A magnetic memory element (also referred to as a tunneling magneto-resistive, or TMR device) includes a structure having ferromagnetic layers separated by a non-magnetic layer (barrier), and arranged into a magnetic tunnel junction (MTJ). Digital information is stored and represented in the memory element as directions of magnetization vectors in the magnetic layers. More specifically, the magnetic moment of one magnetic layer (also referred to as a reference layer) is fixed or pinned, while the magnetic moment of the other magnetic layer (also referred to as a “free” layer) may be switched between the same direction and the opposite direction with respect to the fixed magnetization direction of the reference layer. The orientations of the magnetic moment of the free layer are also known as “parallel” and “antiparallel” states, wherein a parallel state refers to the same magnetic alignment of the free and reference layers, while an antiparallel state refers to opposing magnetic alignments therebetween.

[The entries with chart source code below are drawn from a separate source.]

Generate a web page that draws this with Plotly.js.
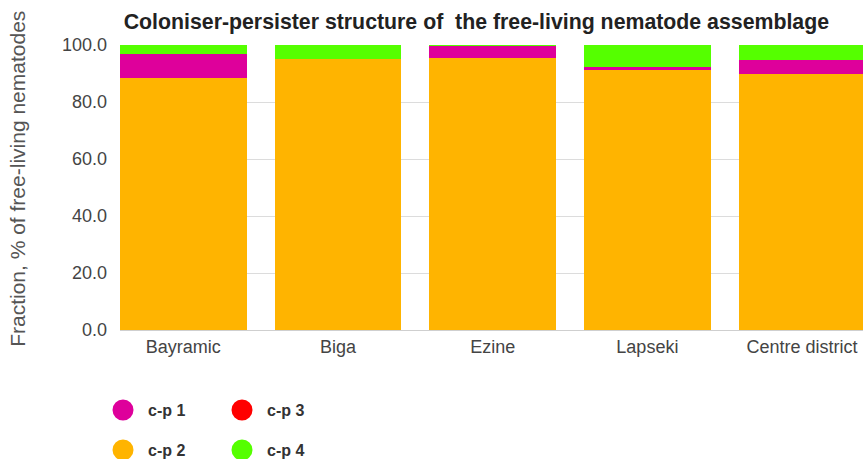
<!DOCTYPE html>
<html>
<head>
<meta charset="utf-8">
<script src="https://cdn.plot.ly/plotly-3.0.1.min.js"></script>
<style>
  html, body { margin: 0; padding: 0; background: #fff; overflow: hidden; }
  #chart { width: 863px; height: 459px; }
</style>
</head>
<body>
<div id="chart"></div>
<script>
// Sampling districts
const districts = ['Bayramic', 'Biga', 'Ezine', 'Lapseki', 'Centre district'];

// Share of each c-p class, % of free-living nematodes
const cp1 = [8.2, 0.0, 4.4, 1.1, 4.9];
const cp2 = [88.5, 95.0, 95.3, 91.1, 89.9];
const cp3 = [0.0, 0.0, 0.0, 0.0, 0.0];
const cp4 = [3.3, 5.0, 0.3, 7.8, 5.2];

const yTicks = [0, 20, 40, 60, 80, 100];

const colors = {
  cp1: '#DE009B',
  cp2: '#FFB400',
  cp3: '#FF0000',
  cp4: '#55FF00'
};

const FONT = 'Arial, "Liberation Sans", sans-serif';

// Stacked bars, bottom to top: c-p 2, c-p 1, c-p 3, c-p 4
function bar(name, values, color) {
  return {
    type: 'bar',
    name: name,
    x: districts,
    y: values,
    marker: { color: color, line: { width: 0 } },
    showlegend: false,
    hovertemplate: '%{x}<br>' + name + ': %{y:.1f}%<extra></extra>'
  };
}

// Circle swatches for the two-row legend
function key(name, color, legendId) {
  return {
    type: 'scatter',
    mode: 'markers',
    name: name,
    x: [null],
    y: [null],
    legend: legendId,
    marker: { color: color, size: 16, symbol: 'circle', line: { color: color, width: 5 } },
    hoverinfo: 'skip'
  };
}

const data = [
  bar('c-p 2', cp2, colors.cp2),
  bar('c-p 1', cp1, colors.cp1),
  bar('c-p 3', cp3, colors.cp3),
  bar('c-p 4', cp4, colors.cp4),
  key('c-p 1', colors.cp1, 'legend'),
  key('c-p 3', colors.cp3, 'legend'),
  key('c-p 2', colors.cp2, 'legend2'),
  key('c-p 4', colors.cp4, 'legend2')
];

const legendBase = {
  orientation: 'h',
  traceorder: 'normal',
  xanchor: 'left',
  yanchor: 'middle',
  x: -0.0296,
  itemwidth: 40,
  entrywidth: 64,
  entrywidthmode: 'pixels',
  itemclick: false,
  itemdoubleclick: false,
  bgcolor: 'rgba(0,0,0,0)',
  font: { family: FONT, size: 16, color: '#333', weight: 'bold' }
};

const layout = {
  width: 863,
  height: 459,
  margin: { l: 120, r: 0, t: 45, b: 129, autoexpand: false },
  paper_bgcolor: '#fff',
  plot_bgcolor: '#fff',
  barmode: 'stack',
  bargap: 0.182,
  font: { family: FONT, color: '#444' },
  title: {
    text: '<b>Coloniser-persister structure of  the free-living nematode assemblage</b>',
    xref: 'paper',
    x: 0.005,
    xanchor: 'left',
    yref: 'container',
    y: 0.954,
    yanchor: 'middle',
    font: { family: FONT, size: 21.3, color: '#222' }
  },
  xaxis: {
    type: 'category',
    range: [-0.409, 4.394],
    showgrid: false,
    showline: false,
    zeroline: false,
    ticks: '',
    ticklabelstandoff: 4,
    tickfont: { family: FONT, size: 18, color: '#444' }
  },
  yaxis: {
    range: [0, 100],
    tickvals: yTicks,
    tickformat: '.1f',
    showgrid: true,
    gridcolor: '#dcdcdc',
    gridwidth: 1,
    zeroline: true,
    zerolinecolor: '#cfcfcf',
    zerolinewidth: 1,
    ticks: '',
    ticklabelstandoff: 12,
    tickfont: { family: FONT, size: 18, color: '#444' }
  },
  legend: Object.assign({}, legendBase, { y: -0.281 }),
  legend2: Object.assign({}, legendBase, { y: -0.421 }),
  annotations: [{
    text: 'Fraction, % of free-living nematodes',
    xref: 'paper',
    yref: 'paper',
    x: -0.138,
    y: 0.532,
    xanchor: 'center',
    yanchor: 'middle',
    textangle: -90,
    showarrow: false,
    font: { family: FONT, size: 21, color: '#555' }
  }]
};

Plotly.newPlot('chart', data, layout, { displayModeBar: false, responsive: false });
</script>
</body>
</html>
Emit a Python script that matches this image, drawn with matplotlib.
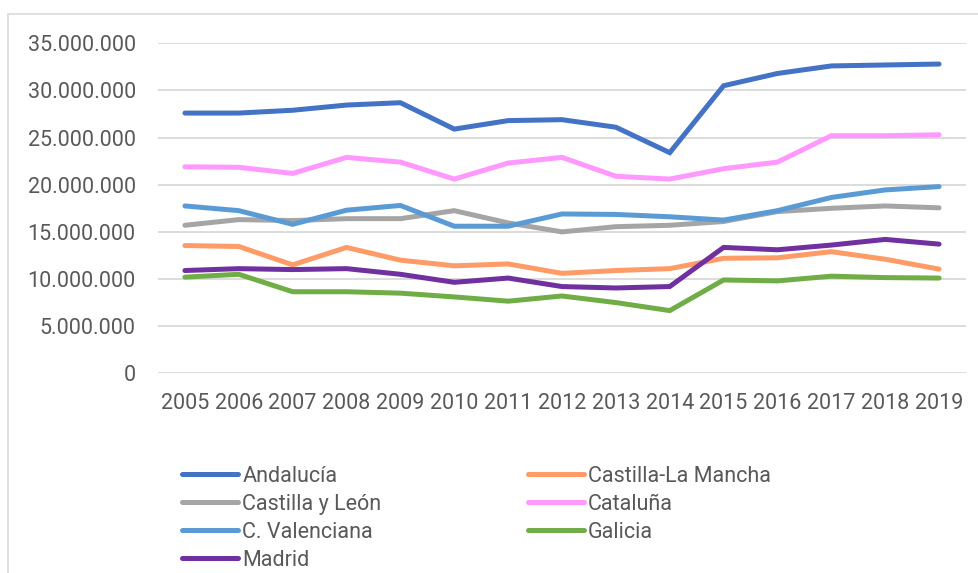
import matplotlib
matplotlib.use("Agg")
import matplotlib.pyplot as plt
from matplotlib.ticker import FuncFormatter, MultipleLocator
from matplotlib.patches import Rectangle

# datos por comunidad (millones)
anios = [2005, 2006, 2007, 2008, 2009, 2010, 2011, 2012, 2013, 2014, 2015, 2016, 2017, 2018, 2019]

andalucia = [27.6, 27.6, 27.9, 28.45, 28.7, 25.9, 26.8, 26.9, 26.1, 23.4, 30.5, 31.8, 32.6, 32.7, 32.8]
castilla_mancha = [13.55, 13.45, 11.5, 13.35, 12.0, 11.4, 11.6, 10.6, 10.9, 11.1, 12.2, 12.25, 12.9, 12.1, 11.05]
castilla_leon = [15.7, 16.3, 16.2, 16.4, 16.4, 17.25, 15.95, 15.0, 15.55, 15.7, 16.1, 17.15, 17.5, 17.75, 17.55]
cataluna = [21.9, 21.85, 21.2, 22.9, 22.4, 20.6, 22.3, 22.9, 20.9, 20.6, 21.7, 22.4, 25.2, 25.2, 25.3]
valenciana = [17.75, 17.25, 15.8, 17.3, 17.8, 15.6, 15.6, 16.9, 16.85, 16.6, 16.25, 17.25, 18.65, 19.45, 19.8]
galicia = [10.2, 10.5, 8.65, 8.65, 8.5, 8.1, 7.65, 8.2, 7.5, 6.65, 9.9, 9.8, 10.3, 10.15, 10.1]
madrid = [10.9, 11.1, 11.0, 11.1, 10.5, 9.65, 10.1, 9.2, 9.05, 9.2, 13.35, 13.1, 13.6, 14.2, 13.7]

nombres = ["Andalucía", "Castilla-La Mancha", "Castilla y León", "Cataluña",
           "C. Valenciana", "Galicia", "Madrid"]
series = [andalucia, castilla_mancha, castilla_leon, cataluna, valenciana, galicia, madrid]
colores = ["#4472C4", "#FF9B66", "#A5A5A5", "#FF99FF", "#5B9BD5", "#70AD47", "#7030A0"]

plt.rcParams['font.family'] = ['Roboto', 'DejaVu Sans']
gris = "#595959"

W, H = 979, 573
fig = plt.figure(figsize=(W / 100, H / 100), dpi=100)

# marco del grafico
fig.patches.append(Rectangle((8 / W, -0.1), 1.2, 1 - 14 / H + 0.1, transform=fig.transFigure,
                             fill=False, edgecolor="#D9D9D9", linewidth=1.2))

ax = fig.add_axes([158 / W, 1 - 373.3 / H, (966 - 158) / W, (373.3 - 43.3) / H])

x = list(range(len(anios)))
lineas = []
for nombre, valores, color in zip(nombres, series, colores):
    l, = ax.plot(x, [v * 1e6 for v in valores], color=color, linewidth=3.6,
                 solid_capstyle='round', solid_joinstyle='miter', label=nombre)
    lineas.append(l)

ax.set_xlim(-0.5, len(anios) - 0.5)
ax.set_ylim(0, 35e6)
ax.yaxis.set_major_locator(MultipleLocator(5e6))
ax.yaxis.set_major_formatter(FuncFormatter(lambda v, p: f"{v:,.0f}".replace(",", ".")))
ax.set_xticks(x)
ax.set_xticklabels([str(a) for a in anios])
ax.tick_params(axis='both', length=0, labelsize=15.5, labelcolor=gris)
ax.tick_params(axis='y', pad=16)
ax.tick_params(axis='x', pad=14)
ax.grid(axis='y', color="#D9D9D9", linewidth=1.3)
ax.set_axisbelow(True)
for s in ax.spines.values():
    s.set_visible(False)

# leyenda: orden por filas como en Excel
orden = [0, 2, 4, 6, 1, 3, 5]
leg = fig.legend([lineas[i] for i in orden], [nombres[i] for i in orden],
                 loc='upper left', bbox_to_anchor=(182 / W, 1 - 466 / H),
                 ncol=2, frameon=False, fontsize=15.5, labelcolor=gris,
                 handlelength=2.6, handletextpad=0.2, columnspacing=6.8,
                 labelspacing=0.32, borderpad=0, borderaxespad=0)

fig.savefig("out.png", dpi=100)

Depending upon the magnetic state of the free layer (parallel or antiparallel), the magnetic memory element exhibits two different resistance values in response to a voltage applied across the tunnel junction barrier. The particular resistance of the TMR device thus reflects the magnetization state of the free layer, wherein resistance is “low” when the magnetization is parallel, and “high” when the magnetization is antiparallel. Accordingly, a detection of changes in resistance allows a MRAM device to provide information stored in the magnetic memory element (i.e., a read operation). In addition, a MRAM cell is written to through the application of a bi-directional current in a particular direction, in order to magnetically align the free layer in a parallel or antiparallel state.
MRAM devices, like semiconductor devices in general, are continually becoming smaller in size and require manufacturing processes that are capable of producing these devices. Alignment techniques are implemented during manufacturing processes in order to ensure correct alignment of the various layers within semiconductor devices. Typically, alignment marks are utilized in the layers to help align the various features.
In the context of MRAM devices, the MTJ stacks require extremely smooth substrates for deposition thereon, in order to create a near-planar tunnel barrier such that the very small coherence lengths of the spin-polarized electrons will be uniform across the device. Since this MTJ stack is non-transparent to light, the lithography on top of this layer requires topographic (rather than material contrast) features for alignment and overlay measurement through the layer. Because the underlying layer is typically chemically mechanically polished (CMP) as a final step before MTJ stack deposition, conventional alignment mark formation in this regard also typically leaves slurry residue trappings from smoothing CMP operations within the alignment mark topography. This (along with dished marks) makes alignment difficult. In addition, across-the-wafer inhomogeneity inherent to most CMP processes leaves uncontrollable amounts of tantalum nitride (TaN) film. This results in device shorting for cross-point array architectures.